Estivemos em parte nenhuma e em lado nenhum

Andar a pé conta-me tantas histórias como abrir o jornal todos os dias. Faz-me falta andar a pé horas, perceber que essa ideia dos tempos mortos afinal não existe, que esse tempo morto está vivo.

Nós queixávamo-nos porque era de noite e aquelas estradas sem fim não iam ter a lado nenhum. As poucas placas que havia apareciam e desapareciam, como se alguém nos estivesse a ver passar de carro e fosse a correr virá-las, pôr a seta precisamente no sentido contrário ao que seguíamos. Se calhar, estávamos perdidas, mas eu não dei por ela. Estávamos a caminho de lado nenhum, é óbvio que tínhamos de dar mais voltas.

Não valia a pena olhar para os mapas, e nem que valesse, eu não olhava na mesma. Perco-me tantas vezes que já não me assusto. Nem que esteja alguém a virar placas às escondidas, nem que seja de noite e não haja iluminação. Não troco a esquerda, nem a direita, o que faço é escolher as ruas à sorte. E chego sempre a lado nenhum. E é sempre uma surpresa. Nunca lá tinha estado antes.
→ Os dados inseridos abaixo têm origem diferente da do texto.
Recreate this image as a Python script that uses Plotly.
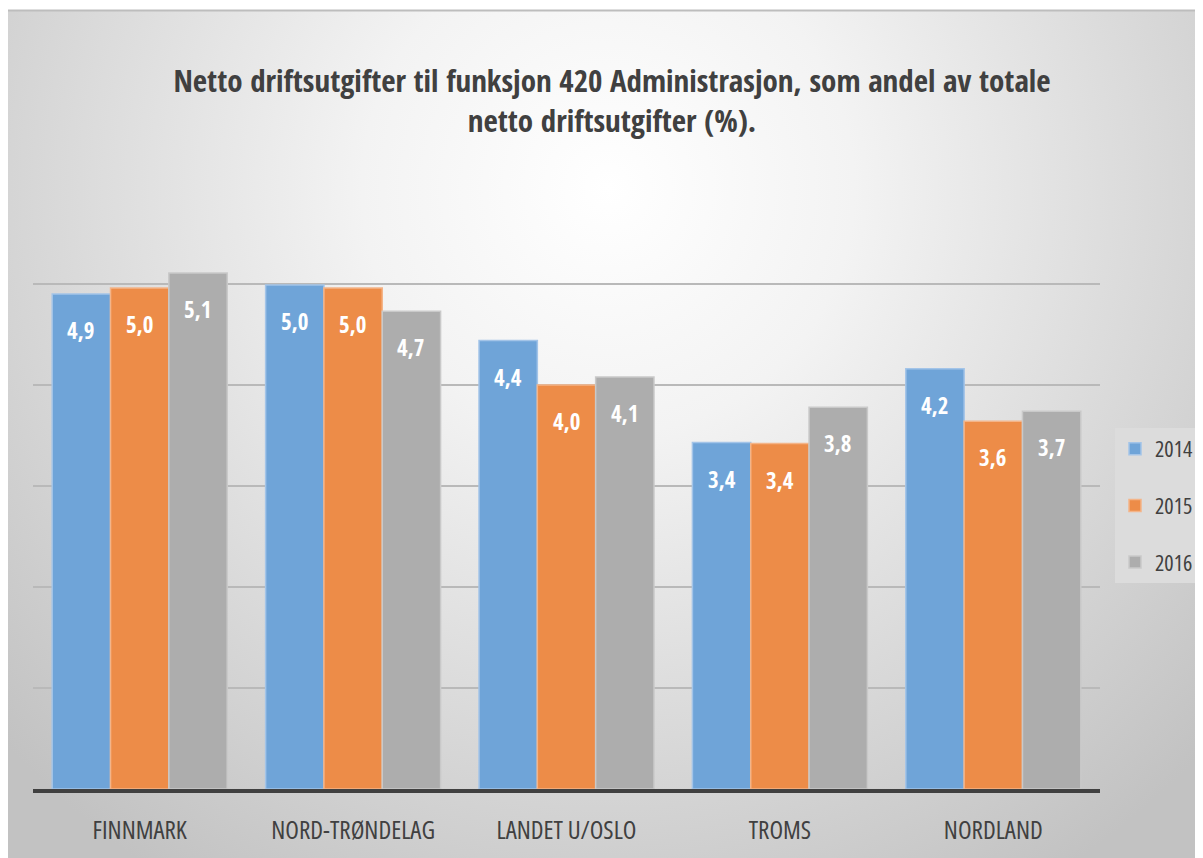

Desta vez foi numa viagem, do outro lado do Atlântico. Mas não é preciso ir tão longe. Perco-me muitas vezes, mal saio de casa, e ando sempre a tentar perder-me mais. De carro não tem tanta graça, mas a pé sim. Passamos por grafitis que nunca vimos, vemos a política nas paredes, aquelas frases estão tão longe dos discursos no Parlamento.

Não tenho ido a pé para o jornal, o que fiz durante muito, muito tempo. Não há nenhuma razão para ter deixado de o fazer e é promessa para 2017 voltar ao meu velho hábito – se a cumprirei ou não é tão fundamental como chegar a qualquer lado. A ideia é sempre chegar a lado nenhum, caso contrário seria uma perda de tempo, o que também é fundamental. Demoro uma hora, ou mais, a fazer o caminho de casa até ao jornal, e muitas vezes mais uma hora a regressar.

Foi sempre nestas caminhadas que me lembrei de uma história para escrever. Foi sempre nestas caminhadas que desatei algum pensamento. Foi sempre nestas caminhadas que me apaixonei por alguma coisa pequenina, uma banalidade qualquer do dia-a-dia. Faz-me falta chegar a lado nenhum, é um sítio cheio de coisas pequeninas. E cheio de gente, de miúdos, de velhos, de pessoas a resmungar, de gente aos gritos, de gente calada, de adolescentes a namorar, de gente à espera, de gente a meter conversa.

Fazem-me falta esses tempos mortos: eu estou a andar, nada está parado, passam os autocarros, passam as pessoas. Nem eu estou parada. Não são tempos mortos, afinal. O tempo é precisamente o que está a passar à minha frente e, magia, eu estou com tempo para vê-lo.

Fazem-me falta as caminhadas, os tempos mortos. Há quem não suporte uma caminhada em silêncio. Ou um jantar, ou seja o que for. Fazem-me falta as caminhadas, os tempos mortos, uma impressão de vazio que não é, porque as ruas estão cheias, e já fiz essa experiência em ruas à noite, quando não passa quase ninguém. Mas passa sempre uma história qualquer.

Em 2017 vou regressar à minha rotina. Andar a pé todos os dias, mas escolher sempre um caminho diferente, olhar para cima num dia, para os telhados e para o céu; para baixo, no outro, para os degraus das casas e para o passeio. Andar a pé conta-me tantas histórias como abrir o jornal todos os dias. Faz-me falta andar a pé horas, perceber que essa ideia dos tempos mortos afinal não existe, que esse tempo morto está vivo. Um repórter tem de andar a pé, sem medo de se perder e de perder tempo. Porque vai chegar muitas vezes (ou sempre) a lado nenhum. Mas aí vai haver, claro, uma história para contar.